The scallop has to be one of the sweetest things to come out of the sea and is a good choice for anyone who is a little wary of shellfish. More people are put off food by texture than anything else, and some shellfish can be challenging on that score. I don’t really enjoy the bright orange roe or coral of a scallop but many people do – it is, however, worth cooking the roe and the white muscle separately as they cook at very different rates.

Seared in a hot pan, the natural sugars in a scallop caramelize beautifully and a minute or two on each side should be plenty to give that deeply flavoured exterior and melting, tender interior. All that sweetness benefits from earthy flavours and acidity to balance things out.

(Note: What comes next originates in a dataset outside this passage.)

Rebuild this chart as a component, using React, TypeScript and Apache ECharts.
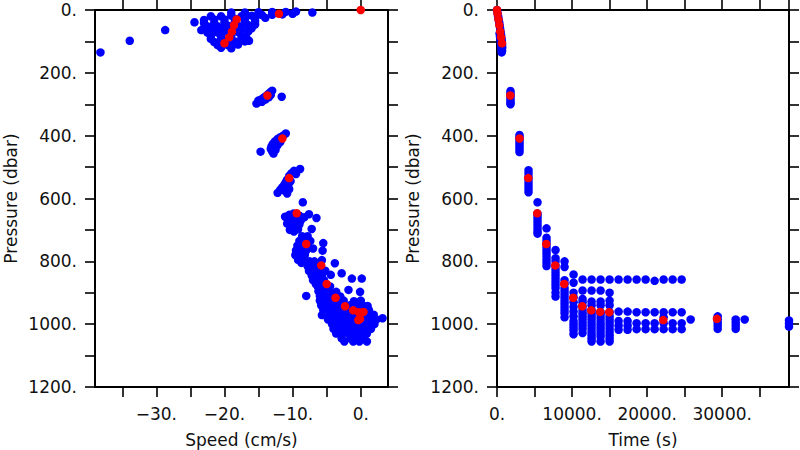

Some raw chestnut adds crunch, pancetta gives a salty kick and apple provides the acidity.

SERVES 4 AS A STARTER

For the dressing

2 tbsp olive oil

1 tbsp apple juice

1 tsp cider vinegar

1 tsp Dijon mustard

Maldon sea salt and freshly ground black pepper

For the salad

½ sharp, crisp apple

4 raw chestnuts, peeled and skinned

4 thin rashers of pancetta

For the scallops

2 tbsp olive oil for frying

12 large scallops, laid on kitchen paper to dry

Maldon sea salt

To serve

25g rocket leaves

1. For the dressing, whisk together the oil, apple juice, vinegar and mustard in a small bowl. Season to taste with salt and pepper.

2. Next, slice the cheeks off the apple and then cut the flesh into thin batons. Cut two of the chestnuts into 3mm dice. Toss the apple and chestnut through the dressing.

3. Heat the grill and cook the pancetta for 2–3 minutes on each side until crisp and golden. Set aside on some kitchen paper to drain.

4. Heat the olive oil in a heavy non-stick pan, season the scallops on one side only and lay carefully, seasoned side down, in the pan. Cook for around 1–2 minutes until well caramelized. Season the top side and turn over. Cook for a further 1–2 minutes. The scallops should be rare in the centre still. Transfer to some kitchen paper to drain.

5. To serve, drain any excess dressing from the apple and chestnut mix and reserve. Add the rocket leaves to the apple and chestnut mix and toss together gently. Check and adjust the seasoning. Divide the salad between the plates and arrange the scallops next to the salad. Place a strip of pancetta on the salad, drizzle the reserved dressing around and finish with thin shavings from the remaining chestnuts.